Since the real-time prices for the aromatics are generally available only by subscription and are not easily accessed, we examined the correlation of aromatic prices to CBOB prices to determine if the real-time price of aromatics could be approximated by the price of CBOB. For the two year period examined here, the correlation between the price of aromatics and the price of CBOB was 0.84, 0.89, and 0.87 for benzene, toluene, and xylene, respectively.
Price ratios are presented in Figure 5, with the price of benzene averaging 1.78 times the price of CBOB, and toluene and xylene prices averaging 1.47 and 1.48, respectively, times the price of CBOB. While there was certainly some variation in these price ratios with CBOB, the ratios are stable enough that one could use the average ratio to benchmark aromatics prices based on CBOB prices.
Refinery economics are extremely important in evaluating the competitiveness of ethanol in gasoline blends, but refining is a complicated process that requires a sophisticated mathematical refinery model for a complete analysis.
Here and in previous analyses we examine indicators of ethanol blending economics. Our previous analysis suggested that the recent decline in gasoline prices and the resulting higher ethanol/CBOB price ratios could be threatening the competitive position of ethanol in gasoline blends.

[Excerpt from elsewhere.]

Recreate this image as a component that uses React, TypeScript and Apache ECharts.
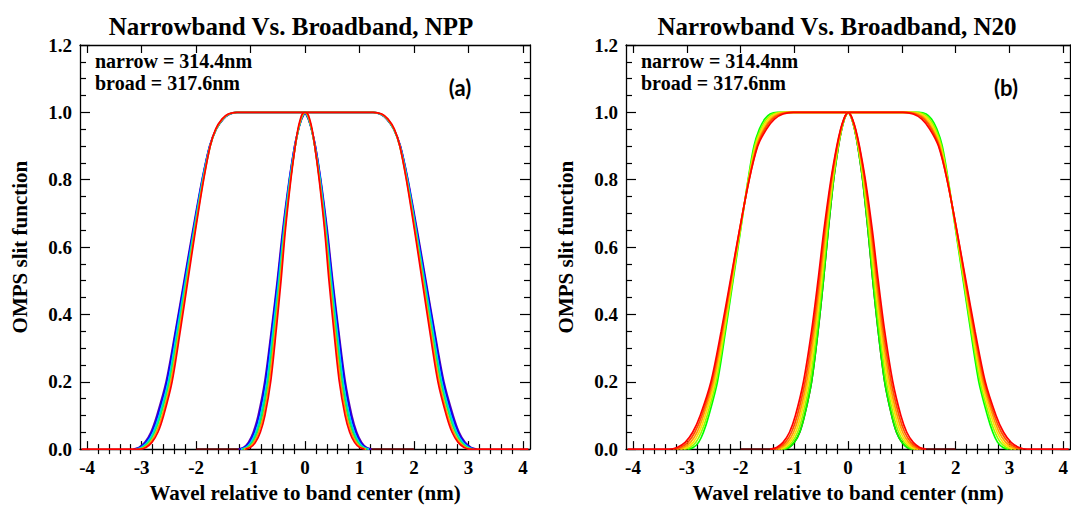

The analysis presented here indicates that ethanol prices have indeed increased relative to the price of “aromatic” octane enhancers, but are currently well below the price of those alternatives. The price relationships versus the aromatics paint a much less threatening picture for ethanol blending. Most importantly, if the aromatic price comparisons are an accurate reflection of the marginal value of ethanol as a source of octane, then the RFS renewable mandate is not yet binding. This suggests the domestic market demand for ethanol remains at the E10 blend wall level (approximately 13.5 billion gallons), and consequently, corn use for ethanol is at least 4.8 billion bushels.